What to produce
Please write the listing below out again exactly, leaving every picture behind.

* begin *

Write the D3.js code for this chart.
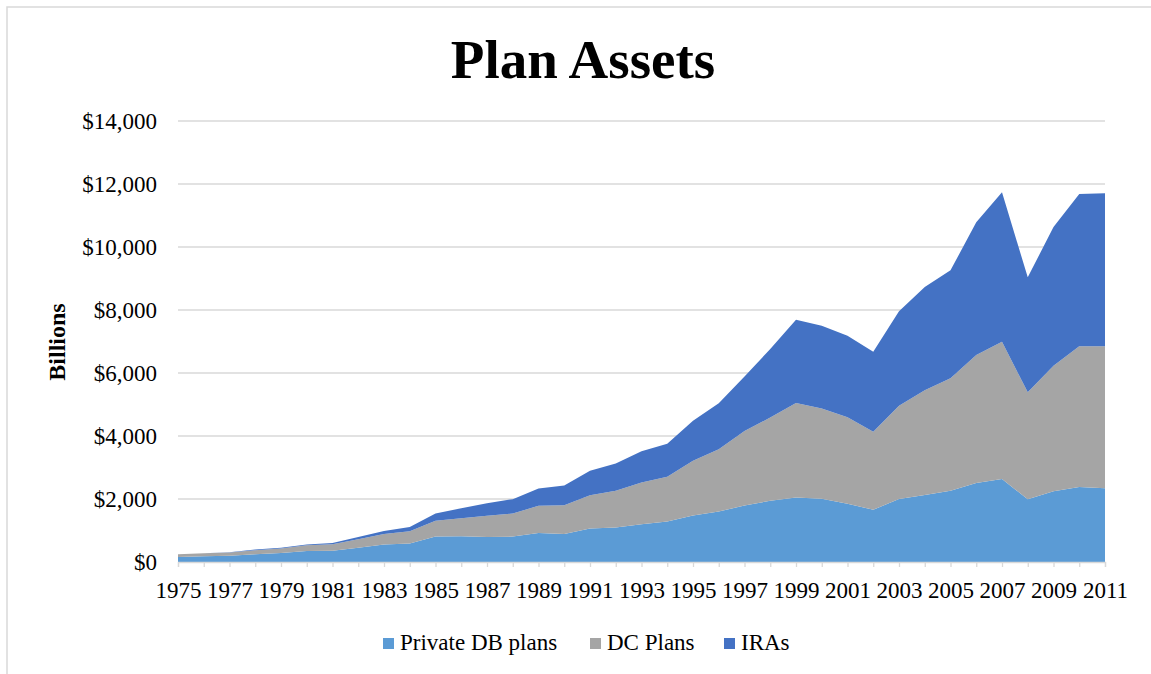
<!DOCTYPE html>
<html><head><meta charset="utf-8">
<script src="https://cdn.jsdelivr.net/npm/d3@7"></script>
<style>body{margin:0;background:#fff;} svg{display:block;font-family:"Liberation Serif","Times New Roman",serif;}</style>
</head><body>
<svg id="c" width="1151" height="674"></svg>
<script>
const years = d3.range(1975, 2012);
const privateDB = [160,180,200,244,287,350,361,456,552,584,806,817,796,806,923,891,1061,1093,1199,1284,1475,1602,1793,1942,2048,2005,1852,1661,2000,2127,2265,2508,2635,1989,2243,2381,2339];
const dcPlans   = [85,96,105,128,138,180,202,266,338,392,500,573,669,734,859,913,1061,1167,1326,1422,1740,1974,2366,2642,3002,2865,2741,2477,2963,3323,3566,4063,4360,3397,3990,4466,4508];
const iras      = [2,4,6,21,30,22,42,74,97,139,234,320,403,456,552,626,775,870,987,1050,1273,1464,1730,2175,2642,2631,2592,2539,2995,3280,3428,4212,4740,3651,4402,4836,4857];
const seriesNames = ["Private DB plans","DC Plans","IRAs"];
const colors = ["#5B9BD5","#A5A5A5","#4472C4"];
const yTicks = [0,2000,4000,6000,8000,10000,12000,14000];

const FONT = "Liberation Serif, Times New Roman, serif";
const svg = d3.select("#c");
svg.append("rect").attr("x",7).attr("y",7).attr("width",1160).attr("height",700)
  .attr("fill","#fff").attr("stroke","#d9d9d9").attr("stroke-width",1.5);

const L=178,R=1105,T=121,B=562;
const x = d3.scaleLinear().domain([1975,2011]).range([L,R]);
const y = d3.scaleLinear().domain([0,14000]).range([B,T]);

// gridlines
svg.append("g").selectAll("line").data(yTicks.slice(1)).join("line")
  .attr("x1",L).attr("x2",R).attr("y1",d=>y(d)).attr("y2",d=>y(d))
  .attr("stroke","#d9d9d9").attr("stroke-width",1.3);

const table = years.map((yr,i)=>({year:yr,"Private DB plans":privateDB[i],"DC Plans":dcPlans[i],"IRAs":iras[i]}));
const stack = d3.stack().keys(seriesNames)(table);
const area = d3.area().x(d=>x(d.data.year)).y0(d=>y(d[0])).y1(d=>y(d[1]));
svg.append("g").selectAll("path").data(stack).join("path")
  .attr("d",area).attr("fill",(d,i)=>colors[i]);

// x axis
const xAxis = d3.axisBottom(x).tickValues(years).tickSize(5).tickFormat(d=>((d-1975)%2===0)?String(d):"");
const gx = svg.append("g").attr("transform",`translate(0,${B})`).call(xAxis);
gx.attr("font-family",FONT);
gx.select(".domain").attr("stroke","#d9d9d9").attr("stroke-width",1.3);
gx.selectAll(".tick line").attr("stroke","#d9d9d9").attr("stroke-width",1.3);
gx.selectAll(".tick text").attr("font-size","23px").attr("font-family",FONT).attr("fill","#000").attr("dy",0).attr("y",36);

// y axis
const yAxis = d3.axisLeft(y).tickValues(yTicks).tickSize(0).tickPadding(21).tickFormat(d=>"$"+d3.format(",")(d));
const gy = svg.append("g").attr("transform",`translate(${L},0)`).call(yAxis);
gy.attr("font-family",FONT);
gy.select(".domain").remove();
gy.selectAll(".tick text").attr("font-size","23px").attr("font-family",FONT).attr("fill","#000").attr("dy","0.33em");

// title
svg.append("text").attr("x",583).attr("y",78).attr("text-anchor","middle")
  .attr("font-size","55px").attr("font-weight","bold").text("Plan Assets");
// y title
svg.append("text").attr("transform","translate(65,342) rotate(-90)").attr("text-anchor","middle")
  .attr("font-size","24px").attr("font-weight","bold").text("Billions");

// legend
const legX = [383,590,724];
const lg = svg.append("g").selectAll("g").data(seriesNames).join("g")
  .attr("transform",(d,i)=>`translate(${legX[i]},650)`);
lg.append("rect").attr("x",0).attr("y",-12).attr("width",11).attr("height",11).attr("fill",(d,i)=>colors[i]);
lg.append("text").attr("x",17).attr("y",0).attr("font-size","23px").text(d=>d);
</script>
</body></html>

* end *

Response for this exercise
Write the D3.js code for this chart.
<!DOCTYPE html>
<html><head><meta charset="utf-8">
<script src="https://cdn.jsdelivr.net/npm/d3@7"></script>
<style>body{margin:0;background:#fff;} svg{display:block;font-family:"Liberation Serif","Times New Roman",serif;}</style>
</head><body>
<svg id="c" width="1151" height="674"></svg>
<script>
const years = d3.range(1975, 2012);
const privateDB = [160,180,200,244,287,350,361,456,552,584,806,817,796,806,923,891,1061,1093,1199,1284,1475,1602,1793,1942,2048,2005,1852,1661,2000,2127,2265,2508,2635,1989,2243,2381,2339];
const dcPlans   = [85,96,105,128,138,180,202,266,338,392,500,573,669,734,859,913,1061,1167,1326,1422,1740,1974,2366,2642,3002,2865,2741,2477,2963,3323,3566,4063,4360,3397,3990,4466,4508];
const iras      = [2,4,6,21,30,22,42,74,97,139,234,320,403,456,552,626,775,870,987,1050,1273,1464,1730,2175,2642,2631,2592,2539,2995,3280,3428,4212,4740,3651,4402,4836,4857];
const seriesNames = ["Private DB plans","DC Plans","IRAs"];
const colors = ["#5B9BD5","#A5A5A5","#4472C4"];
const yTicks = [0,2000,4000,6000,8000,10000,12000,14000];

const FONT = "Liberation Serif, Times New Roman, serif";
const svg = d3.select("#c");
svg.append("rect").attr("x",7).attr("y",7).attr("width",1160).attr("height",700)
  .attr("fill","#fff").attr("stroke","#d9d9d9").attr("stroke-width",1.5);

const L=178,R=1105,T=121,B=562;
const x = d3.scaleLinear().domain([1975,2011]).range([L,R]);
const y = d3.scaleLinear().domain([0,14000]).range([B,T]);

// gridlines
svg.append("g").selectAll("line").data(yTicks.slice(1)).join("line")
  .attr("x1",L).attr("x2",R).attr("y1",d=>y(d)).attr("y2",d=>y(d))
  .attr("stroke","#d9d9d9").attr("stroke-width",1.3);

const table = years.map((yr,i)=>({year:yr,"Private DB plans":privateDB[i],"DC Plans":dcPlans[i],"IRAs":iras[i]}));
const stack = d3.stack().keys(seriesNames)(table);
const area = d3.area().x(d=>x(d.data.year)).y0(d=>y(d[0])).y1(d=>y(d[1]));
svg.append("g").selectAll("path").data(stack).join("path")
  .attr("d",area).attr("fill",(d,i)=>colors[i]);

// x axis
const xAxis = d3.axisBottom(x).tickValues(years).tickSize(5).tickFormat(d=>((d-1975)%2===0)?String(d):"");
const gx = svg.append("g").attr("transform",`translate(0,${B})`).call(xAxis);
gx.attr("font-family",FONT);
gx.select(".domain").attr("stroke","#d9d9d9").attr("stroke-width",1.3);
gx.selectAll(".tick line").attr("stroke","#d9d9d9").attr("stroke-width",1.3);
gx.selectAll(".tick text").attr("font-size","23px").attr("font-family",FONT).attr("fill","#000").attr("dy",0).attr("y",36);

// y axis
const yAxis = d3.axisLeft(y).tickValues(yTicks).tickSize(0).tickPadding(21).tickFormat(d=>"$"+d3.format(",")(d));
const gy = svg.append("g").attr("transform",`translate(${L},0)`).call(yAxis);
gy.attr("font-family",FONT);
gy.select(".domain").remove();
gy.selectAll(".tick text").attr("font-size","23px").attr("font-family",FONT).attr("fill","#000").attr("dy","0.33em");

// title
svg.append("text").attr("x",583).attr("y",78).attr("text-anchor","middle")
  .attr("font-size","55px").attr("font-weight","bold").text("Plan Assets");
// y title
svg.append("text").attr("transform","translate(65,342) rotate(-90)").attr("text-anchor","middle")
  .attr("font-size","24px").attr("font-weight","bold").text("Billions");

// legend
const legX = [383,590,724];
const lg = svg.append("g").selectAll("g").data(seriesNames).join("g")
  .attr("transform",(d,i)=>`translate(${legX[i]},650)`);
lg.append("rect").attr("x",0).attr("y",-12).attr("width",11).attr("height",11).attr("fill",(d,i)=>colors[i]);
lg.append("text").attr("x",17).attr("y",0).attr("font-size","23px").text(d=>d);
</script>
</body></html>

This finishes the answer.